#### [What is asked]
Give back only the lines from the one that contains "Write the Altair code for this chart." through the one that contains "brace_title_y = [31, 31]", word for word and without images.

#### [Information given]
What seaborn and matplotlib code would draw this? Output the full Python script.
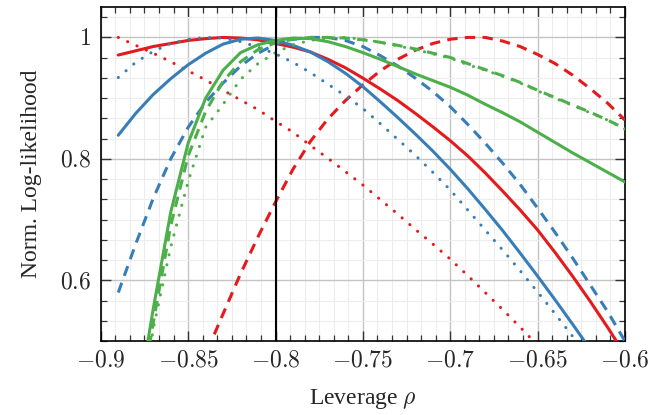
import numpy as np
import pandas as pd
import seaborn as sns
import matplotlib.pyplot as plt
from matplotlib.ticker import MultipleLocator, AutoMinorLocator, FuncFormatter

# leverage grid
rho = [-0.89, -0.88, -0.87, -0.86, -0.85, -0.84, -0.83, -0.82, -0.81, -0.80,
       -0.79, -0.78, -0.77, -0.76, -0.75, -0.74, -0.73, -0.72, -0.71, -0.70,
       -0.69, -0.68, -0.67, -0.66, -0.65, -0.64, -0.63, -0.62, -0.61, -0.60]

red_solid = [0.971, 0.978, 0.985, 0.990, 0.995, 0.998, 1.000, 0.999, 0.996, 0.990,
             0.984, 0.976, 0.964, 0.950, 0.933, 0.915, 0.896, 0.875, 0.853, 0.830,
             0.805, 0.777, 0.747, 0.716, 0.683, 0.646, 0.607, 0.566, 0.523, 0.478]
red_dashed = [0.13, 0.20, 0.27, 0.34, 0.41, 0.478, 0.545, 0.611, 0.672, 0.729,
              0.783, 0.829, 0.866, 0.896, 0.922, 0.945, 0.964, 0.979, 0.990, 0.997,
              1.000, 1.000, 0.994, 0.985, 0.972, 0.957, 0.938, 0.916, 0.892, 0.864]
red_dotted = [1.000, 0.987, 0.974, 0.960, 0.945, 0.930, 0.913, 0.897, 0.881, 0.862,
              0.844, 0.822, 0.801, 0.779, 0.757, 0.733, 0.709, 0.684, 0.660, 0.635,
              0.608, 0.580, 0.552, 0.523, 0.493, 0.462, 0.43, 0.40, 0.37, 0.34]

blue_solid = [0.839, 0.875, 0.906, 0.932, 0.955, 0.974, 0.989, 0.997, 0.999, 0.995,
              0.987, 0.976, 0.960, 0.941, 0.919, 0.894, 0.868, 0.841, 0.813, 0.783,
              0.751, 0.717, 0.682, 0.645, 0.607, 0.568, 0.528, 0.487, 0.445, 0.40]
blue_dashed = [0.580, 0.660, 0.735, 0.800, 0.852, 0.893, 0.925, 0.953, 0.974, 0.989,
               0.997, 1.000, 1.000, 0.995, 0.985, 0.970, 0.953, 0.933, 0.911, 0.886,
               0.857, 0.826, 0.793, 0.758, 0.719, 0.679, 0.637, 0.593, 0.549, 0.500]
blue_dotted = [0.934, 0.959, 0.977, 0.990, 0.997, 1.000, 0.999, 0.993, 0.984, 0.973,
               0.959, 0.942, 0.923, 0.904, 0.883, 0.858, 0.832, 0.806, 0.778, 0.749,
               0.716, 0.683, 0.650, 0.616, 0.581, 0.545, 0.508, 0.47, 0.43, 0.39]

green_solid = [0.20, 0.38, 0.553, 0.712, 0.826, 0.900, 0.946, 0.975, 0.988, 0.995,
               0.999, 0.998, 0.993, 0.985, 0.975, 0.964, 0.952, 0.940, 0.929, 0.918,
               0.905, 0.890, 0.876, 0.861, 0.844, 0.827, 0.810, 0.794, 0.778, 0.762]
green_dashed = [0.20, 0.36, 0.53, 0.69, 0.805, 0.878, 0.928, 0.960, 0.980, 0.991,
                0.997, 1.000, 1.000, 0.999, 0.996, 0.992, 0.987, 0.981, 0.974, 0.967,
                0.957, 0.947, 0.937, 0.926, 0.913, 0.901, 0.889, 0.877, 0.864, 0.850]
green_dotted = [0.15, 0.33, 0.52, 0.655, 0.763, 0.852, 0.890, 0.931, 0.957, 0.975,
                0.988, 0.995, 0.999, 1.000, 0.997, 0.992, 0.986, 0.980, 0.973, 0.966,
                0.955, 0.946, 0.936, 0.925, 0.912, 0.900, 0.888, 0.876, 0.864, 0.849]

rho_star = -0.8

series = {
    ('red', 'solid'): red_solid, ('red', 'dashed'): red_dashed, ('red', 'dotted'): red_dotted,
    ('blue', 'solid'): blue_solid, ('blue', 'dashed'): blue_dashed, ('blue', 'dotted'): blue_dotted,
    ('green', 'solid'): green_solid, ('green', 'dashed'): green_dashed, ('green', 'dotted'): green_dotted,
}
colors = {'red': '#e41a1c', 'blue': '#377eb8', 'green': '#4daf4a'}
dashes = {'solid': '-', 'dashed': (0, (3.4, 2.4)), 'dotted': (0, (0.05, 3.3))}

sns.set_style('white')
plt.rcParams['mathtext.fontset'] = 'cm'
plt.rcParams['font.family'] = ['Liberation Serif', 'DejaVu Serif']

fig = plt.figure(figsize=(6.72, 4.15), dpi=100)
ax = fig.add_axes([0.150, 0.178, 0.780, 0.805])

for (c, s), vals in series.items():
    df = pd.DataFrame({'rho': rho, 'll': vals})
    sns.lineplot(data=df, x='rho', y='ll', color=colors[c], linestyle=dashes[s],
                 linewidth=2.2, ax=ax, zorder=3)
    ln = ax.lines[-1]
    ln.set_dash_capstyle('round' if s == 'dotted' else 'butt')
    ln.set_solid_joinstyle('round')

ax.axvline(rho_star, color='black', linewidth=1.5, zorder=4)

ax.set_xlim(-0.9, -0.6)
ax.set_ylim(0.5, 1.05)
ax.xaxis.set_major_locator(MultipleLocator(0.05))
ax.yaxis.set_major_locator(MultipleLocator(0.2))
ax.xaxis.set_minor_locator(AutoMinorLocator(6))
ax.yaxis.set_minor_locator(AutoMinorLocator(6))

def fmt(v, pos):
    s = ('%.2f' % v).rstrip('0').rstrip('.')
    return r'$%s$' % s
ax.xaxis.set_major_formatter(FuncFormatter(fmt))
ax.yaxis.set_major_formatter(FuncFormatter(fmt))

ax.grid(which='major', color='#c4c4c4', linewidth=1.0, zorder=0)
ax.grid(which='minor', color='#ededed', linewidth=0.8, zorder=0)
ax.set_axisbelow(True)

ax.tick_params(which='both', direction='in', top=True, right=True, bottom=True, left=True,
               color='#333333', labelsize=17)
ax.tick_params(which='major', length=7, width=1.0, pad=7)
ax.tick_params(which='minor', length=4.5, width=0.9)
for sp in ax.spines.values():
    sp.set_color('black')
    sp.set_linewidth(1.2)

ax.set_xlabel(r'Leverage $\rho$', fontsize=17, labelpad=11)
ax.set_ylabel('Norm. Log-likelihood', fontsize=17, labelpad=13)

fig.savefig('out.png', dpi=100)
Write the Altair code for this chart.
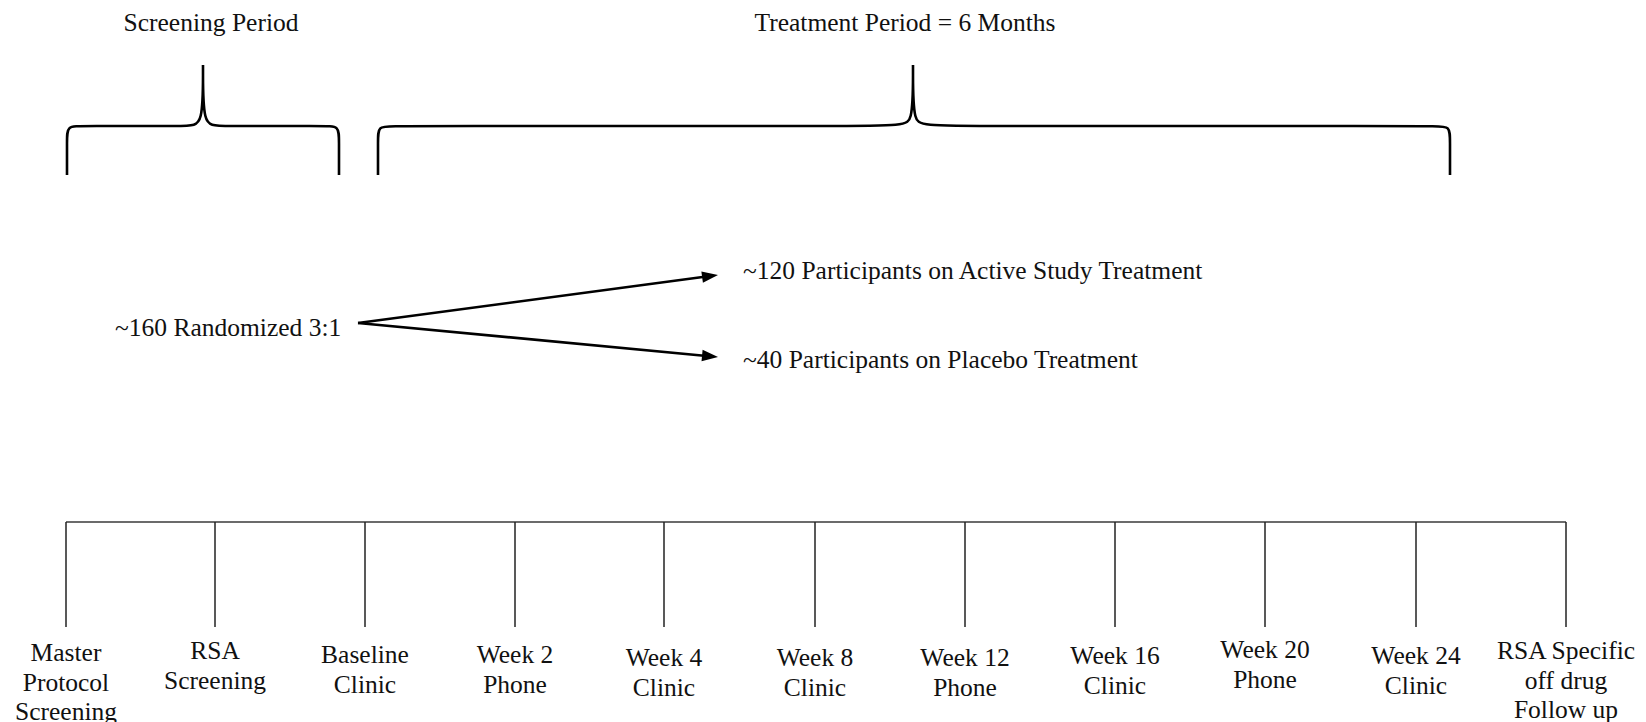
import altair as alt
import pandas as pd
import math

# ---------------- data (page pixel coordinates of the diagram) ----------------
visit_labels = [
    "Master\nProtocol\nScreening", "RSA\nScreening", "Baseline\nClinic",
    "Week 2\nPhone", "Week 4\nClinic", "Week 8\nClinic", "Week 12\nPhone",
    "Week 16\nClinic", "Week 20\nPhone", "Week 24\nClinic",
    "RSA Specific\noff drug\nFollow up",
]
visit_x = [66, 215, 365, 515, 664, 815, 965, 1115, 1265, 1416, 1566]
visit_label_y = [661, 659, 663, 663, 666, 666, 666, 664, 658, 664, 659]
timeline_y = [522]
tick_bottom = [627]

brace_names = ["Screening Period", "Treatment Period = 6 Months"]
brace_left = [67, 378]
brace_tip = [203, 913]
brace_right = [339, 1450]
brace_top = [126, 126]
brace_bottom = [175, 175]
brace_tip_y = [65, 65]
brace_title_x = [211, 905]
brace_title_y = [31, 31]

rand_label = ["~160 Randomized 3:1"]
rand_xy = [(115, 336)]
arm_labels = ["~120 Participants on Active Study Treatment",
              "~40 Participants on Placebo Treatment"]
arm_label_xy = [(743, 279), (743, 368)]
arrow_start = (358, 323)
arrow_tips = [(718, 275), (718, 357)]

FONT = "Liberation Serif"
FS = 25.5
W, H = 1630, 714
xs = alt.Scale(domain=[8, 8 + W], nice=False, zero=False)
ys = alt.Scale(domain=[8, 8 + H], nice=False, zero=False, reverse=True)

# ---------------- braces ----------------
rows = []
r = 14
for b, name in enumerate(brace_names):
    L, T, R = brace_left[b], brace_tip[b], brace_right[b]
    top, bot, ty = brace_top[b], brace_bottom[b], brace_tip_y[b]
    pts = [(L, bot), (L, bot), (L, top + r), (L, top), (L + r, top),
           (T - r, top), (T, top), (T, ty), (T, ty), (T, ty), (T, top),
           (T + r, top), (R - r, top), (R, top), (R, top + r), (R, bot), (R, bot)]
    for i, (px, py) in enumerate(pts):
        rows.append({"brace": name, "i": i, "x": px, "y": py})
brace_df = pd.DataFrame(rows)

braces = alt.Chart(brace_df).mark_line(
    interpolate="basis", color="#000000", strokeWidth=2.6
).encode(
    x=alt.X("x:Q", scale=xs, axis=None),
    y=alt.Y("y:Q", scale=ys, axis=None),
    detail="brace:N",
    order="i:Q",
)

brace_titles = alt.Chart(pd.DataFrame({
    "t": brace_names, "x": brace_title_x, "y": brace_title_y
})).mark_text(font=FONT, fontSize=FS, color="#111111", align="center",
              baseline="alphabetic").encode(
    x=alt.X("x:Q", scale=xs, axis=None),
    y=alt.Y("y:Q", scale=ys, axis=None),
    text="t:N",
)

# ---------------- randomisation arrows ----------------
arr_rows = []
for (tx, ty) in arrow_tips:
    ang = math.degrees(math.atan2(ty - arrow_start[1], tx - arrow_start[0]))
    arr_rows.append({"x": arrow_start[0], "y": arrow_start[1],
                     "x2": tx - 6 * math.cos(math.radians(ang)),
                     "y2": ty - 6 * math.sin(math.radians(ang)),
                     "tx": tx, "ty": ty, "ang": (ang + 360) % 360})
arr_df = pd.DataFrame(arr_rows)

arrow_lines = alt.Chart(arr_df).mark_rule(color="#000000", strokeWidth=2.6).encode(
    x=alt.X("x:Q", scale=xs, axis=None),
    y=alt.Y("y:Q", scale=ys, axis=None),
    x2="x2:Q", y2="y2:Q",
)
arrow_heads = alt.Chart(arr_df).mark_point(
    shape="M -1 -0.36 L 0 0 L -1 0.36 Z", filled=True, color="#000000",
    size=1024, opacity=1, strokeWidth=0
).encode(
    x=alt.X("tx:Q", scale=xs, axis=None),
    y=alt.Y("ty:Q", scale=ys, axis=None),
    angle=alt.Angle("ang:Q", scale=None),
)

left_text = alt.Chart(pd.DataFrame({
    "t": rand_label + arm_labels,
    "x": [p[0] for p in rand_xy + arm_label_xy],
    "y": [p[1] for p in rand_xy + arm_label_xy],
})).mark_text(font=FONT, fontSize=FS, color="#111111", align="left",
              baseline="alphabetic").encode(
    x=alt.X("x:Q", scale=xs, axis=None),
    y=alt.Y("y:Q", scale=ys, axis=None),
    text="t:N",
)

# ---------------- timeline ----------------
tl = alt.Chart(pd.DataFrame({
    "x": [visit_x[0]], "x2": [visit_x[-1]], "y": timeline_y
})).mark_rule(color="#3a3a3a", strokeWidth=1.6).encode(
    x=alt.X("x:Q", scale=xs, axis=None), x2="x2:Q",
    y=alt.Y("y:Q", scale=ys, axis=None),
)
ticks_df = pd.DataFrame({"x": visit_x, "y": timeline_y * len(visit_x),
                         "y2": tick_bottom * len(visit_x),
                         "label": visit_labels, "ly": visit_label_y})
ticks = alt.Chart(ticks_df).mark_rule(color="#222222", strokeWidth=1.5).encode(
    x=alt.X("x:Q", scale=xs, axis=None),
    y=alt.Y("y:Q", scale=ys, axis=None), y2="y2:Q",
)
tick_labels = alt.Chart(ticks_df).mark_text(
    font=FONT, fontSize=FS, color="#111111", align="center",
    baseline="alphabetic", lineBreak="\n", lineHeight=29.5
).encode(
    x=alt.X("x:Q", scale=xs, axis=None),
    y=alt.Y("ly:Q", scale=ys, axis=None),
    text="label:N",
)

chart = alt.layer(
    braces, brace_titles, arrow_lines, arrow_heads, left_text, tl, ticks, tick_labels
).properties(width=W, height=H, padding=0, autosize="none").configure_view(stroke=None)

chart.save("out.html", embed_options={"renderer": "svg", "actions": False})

* * *

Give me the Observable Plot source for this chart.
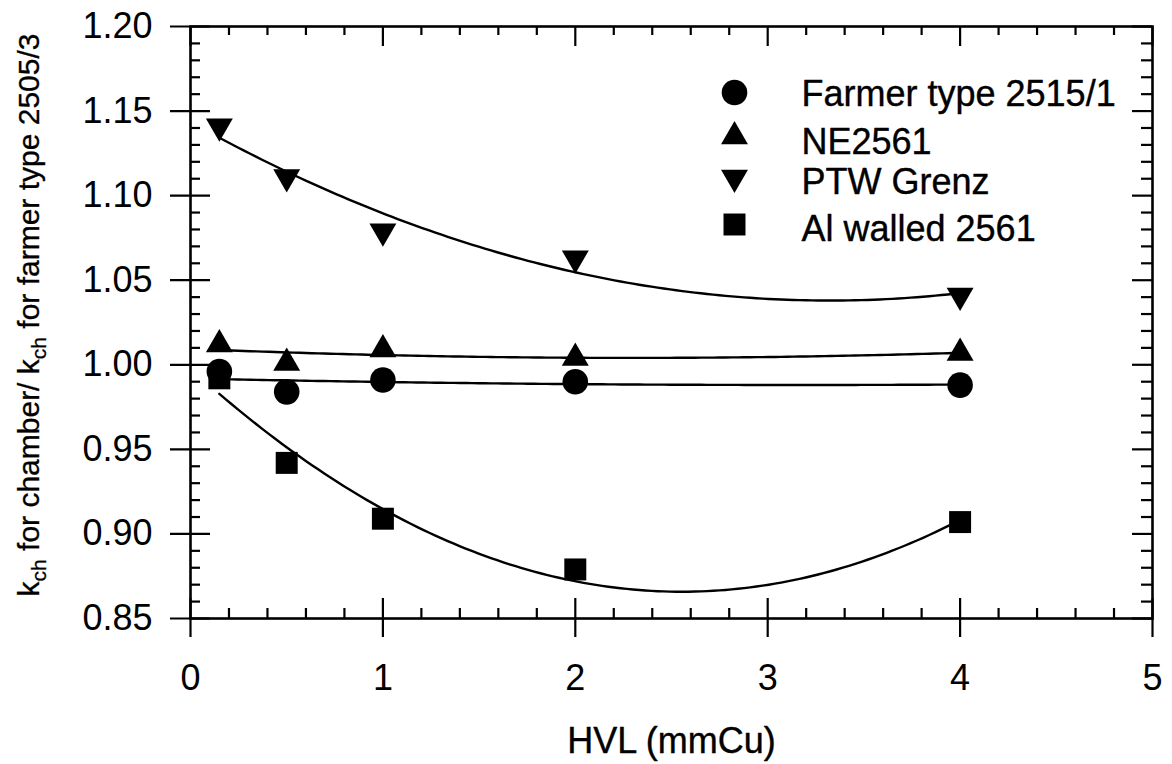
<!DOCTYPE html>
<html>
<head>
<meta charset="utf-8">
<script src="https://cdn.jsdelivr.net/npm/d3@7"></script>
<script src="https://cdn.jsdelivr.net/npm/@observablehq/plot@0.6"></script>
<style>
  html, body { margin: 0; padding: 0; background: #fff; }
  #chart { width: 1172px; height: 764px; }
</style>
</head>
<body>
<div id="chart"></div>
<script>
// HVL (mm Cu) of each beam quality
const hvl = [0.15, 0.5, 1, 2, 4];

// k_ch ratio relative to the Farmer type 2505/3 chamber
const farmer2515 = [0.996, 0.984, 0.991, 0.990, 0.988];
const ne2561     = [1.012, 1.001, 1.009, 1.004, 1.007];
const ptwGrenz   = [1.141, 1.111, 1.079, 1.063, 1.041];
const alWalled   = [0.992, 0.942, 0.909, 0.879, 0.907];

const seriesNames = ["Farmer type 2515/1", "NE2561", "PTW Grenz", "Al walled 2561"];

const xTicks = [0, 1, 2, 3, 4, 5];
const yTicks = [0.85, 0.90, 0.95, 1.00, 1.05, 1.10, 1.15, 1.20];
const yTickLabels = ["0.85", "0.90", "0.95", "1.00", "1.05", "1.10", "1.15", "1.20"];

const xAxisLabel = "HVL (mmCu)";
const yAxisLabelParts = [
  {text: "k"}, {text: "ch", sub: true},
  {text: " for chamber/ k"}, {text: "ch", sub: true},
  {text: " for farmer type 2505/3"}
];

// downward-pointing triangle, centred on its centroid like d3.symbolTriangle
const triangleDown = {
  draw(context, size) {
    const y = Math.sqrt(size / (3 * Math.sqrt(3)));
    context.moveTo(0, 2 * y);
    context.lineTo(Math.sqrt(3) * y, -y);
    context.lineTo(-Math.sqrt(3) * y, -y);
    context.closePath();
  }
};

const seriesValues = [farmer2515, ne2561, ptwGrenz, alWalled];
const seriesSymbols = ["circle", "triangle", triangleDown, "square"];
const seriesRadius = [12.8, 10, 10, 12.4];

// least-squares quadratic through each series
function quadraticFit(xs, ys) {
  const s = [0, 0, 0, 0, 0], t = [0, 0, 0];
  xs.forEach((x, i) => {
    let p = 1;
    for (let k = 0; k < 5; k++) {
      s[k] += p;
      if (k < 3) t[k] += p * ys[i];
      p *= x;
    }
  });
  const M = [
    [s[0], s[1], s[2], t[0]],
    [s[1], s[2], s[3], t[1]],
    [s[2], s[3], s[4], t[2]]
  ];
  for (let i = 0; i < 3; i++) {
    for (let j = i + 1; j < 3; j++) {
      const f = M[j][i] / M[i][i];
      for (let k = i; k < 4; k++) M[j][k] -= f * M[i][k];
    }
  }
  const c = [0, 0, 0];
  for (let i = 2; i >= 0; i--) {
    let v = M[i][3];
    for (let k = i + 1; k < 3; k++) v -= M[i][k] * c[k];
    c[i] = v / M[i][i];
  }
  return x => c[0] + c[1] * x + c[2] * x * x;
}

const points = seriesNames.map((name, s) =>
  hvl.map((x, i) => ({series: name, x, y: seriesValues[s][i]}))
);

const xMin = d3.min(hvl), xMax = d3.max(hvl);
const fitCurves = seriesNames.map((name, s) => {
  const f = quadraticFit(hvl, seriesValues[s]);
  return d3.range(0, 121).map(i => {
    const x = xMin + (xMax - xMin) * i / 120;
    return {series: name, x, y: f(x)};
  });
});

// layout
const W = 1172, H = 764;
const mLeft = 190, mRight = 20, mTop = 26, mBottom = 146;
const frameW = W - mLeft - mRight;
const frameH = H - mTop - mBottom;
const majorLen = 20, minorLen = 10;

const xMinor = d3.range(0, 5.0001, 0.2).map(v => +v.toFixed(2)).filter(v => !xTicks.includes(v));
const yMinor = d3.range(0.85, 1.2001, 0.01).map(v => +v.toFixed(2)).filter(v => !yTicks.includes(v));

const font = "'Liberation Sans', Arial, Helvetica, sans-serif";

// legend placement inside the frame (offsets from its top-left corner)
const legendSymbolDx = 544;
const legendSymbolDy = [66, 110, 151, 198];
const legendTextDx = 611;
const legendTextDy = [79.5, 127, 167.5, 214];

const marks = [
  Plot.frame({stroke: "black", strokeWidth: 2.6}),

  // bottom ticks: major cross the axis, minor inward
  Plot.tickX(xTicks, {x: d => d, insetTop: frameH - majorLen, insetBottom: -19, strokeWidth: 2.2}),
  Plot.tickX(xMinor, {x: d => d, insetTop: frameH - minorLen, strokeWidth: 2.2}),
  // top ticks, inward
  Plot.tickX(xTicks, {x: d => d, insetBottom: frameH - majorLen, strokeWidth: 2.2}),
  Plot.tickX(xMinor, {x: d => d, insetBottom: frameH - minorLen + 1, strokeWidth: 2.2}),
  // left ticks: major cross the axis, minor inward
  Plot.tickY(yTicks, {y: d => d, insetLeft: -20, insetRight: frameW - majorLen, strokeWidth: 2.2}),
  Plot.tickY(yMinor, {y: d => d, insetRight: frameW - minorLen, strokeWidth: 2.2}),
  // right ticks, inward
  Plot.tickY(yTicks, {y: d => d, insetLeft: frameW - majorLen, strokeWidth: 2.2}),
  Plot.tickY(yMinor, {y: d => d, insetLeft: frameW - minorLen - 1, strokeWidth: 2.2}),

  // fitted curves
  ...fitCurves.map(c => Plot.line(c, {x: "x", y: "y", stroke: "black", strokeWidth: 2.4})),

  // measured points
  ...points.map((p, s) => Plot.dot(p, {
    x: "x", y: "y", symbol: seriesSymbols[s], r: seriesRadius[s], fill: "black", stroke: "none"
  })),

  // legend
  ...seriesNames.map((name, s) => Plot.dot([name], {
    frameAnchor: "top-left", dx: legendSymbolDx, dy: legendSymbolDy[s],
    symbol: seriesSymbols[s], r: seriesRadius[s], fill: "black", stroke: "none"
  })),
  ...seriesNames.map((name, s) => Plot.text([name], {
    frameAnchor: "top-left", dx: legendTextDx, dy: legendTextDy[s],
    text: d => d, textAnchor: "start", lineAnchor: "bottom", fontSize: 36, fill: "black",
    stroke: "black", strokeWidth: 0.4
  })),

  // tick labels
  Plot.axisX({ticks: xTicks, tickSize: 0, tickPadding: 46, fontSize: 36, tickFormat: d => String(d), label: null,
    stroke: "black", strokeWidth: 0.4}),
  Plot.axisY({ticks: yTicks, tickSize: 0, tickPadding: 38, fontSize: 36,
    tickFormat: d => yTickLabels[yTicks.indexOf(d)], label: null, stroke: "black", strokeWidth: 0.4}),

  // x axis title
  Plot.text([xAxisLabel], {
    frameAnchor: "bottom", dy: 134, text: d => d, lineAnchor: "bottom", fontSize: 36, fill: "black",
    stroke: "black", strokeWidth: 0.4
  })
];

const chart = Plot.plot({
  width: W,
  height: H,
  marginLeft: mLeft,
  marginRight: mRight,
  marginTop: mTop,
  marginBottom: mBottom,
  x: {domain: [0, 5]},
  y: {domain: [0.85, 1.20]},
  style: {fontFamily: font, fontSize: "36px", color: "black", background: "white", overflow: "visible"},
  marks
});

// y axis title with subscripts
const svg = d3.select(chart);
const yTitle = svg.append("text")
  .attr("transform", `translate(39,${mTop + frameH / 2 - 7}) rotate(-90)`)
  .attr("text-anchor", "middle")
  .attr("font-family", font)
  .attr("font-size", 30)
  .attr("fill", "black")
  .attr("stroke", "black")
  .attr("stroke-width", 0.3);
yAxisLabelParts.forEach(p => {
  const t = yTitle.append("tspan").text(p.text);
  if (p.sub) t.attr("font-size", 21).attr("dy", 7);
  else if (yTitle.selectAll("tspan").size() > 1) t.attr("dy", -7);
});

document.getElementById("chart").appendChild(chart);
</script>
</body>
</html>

#### [Output for this exercise]
Write the Altair code for this chart.
import altair as alt
import pandas as pd
import math

# ---------------- data (page pixel coordinates of the diagram) ----------------
visit_labels = [
    "Master\nProtocol\nScreening", "RSA\nScreening", "Baseline\nClinic",
    "Week 2\nPhone", "Week 4\nClinic", "Week 8\nClinic", "Week 12\nPhone",
    "Week 16\nClinic", "Week 20\nPhone", "Week 24\nClinic",
    "RSA Specific\noff drug\nFollow up",
]
visit_x = [66, 215, 365, 515, 664, 815, 965, 1115, 1265, 1416, 1566]
visit_label_y = [661, 659, 663, 663, 666, 666, 666, 664, 658, 664, 659]
timeline_y = [522]
tick_bottom = [627]

brace_names = ["Screening Period", "Treatment Period = 6 Months"]
brace_left = [67, 378]
brace_tip = [203, 913]
brace_right = [339, 1450]
brace_top = [126, 126]
brace_bottom = [175, 175]
brace_tip_y = [65, 65]
brace_title_x = [211, 905]
brace_title_y = [31, 31]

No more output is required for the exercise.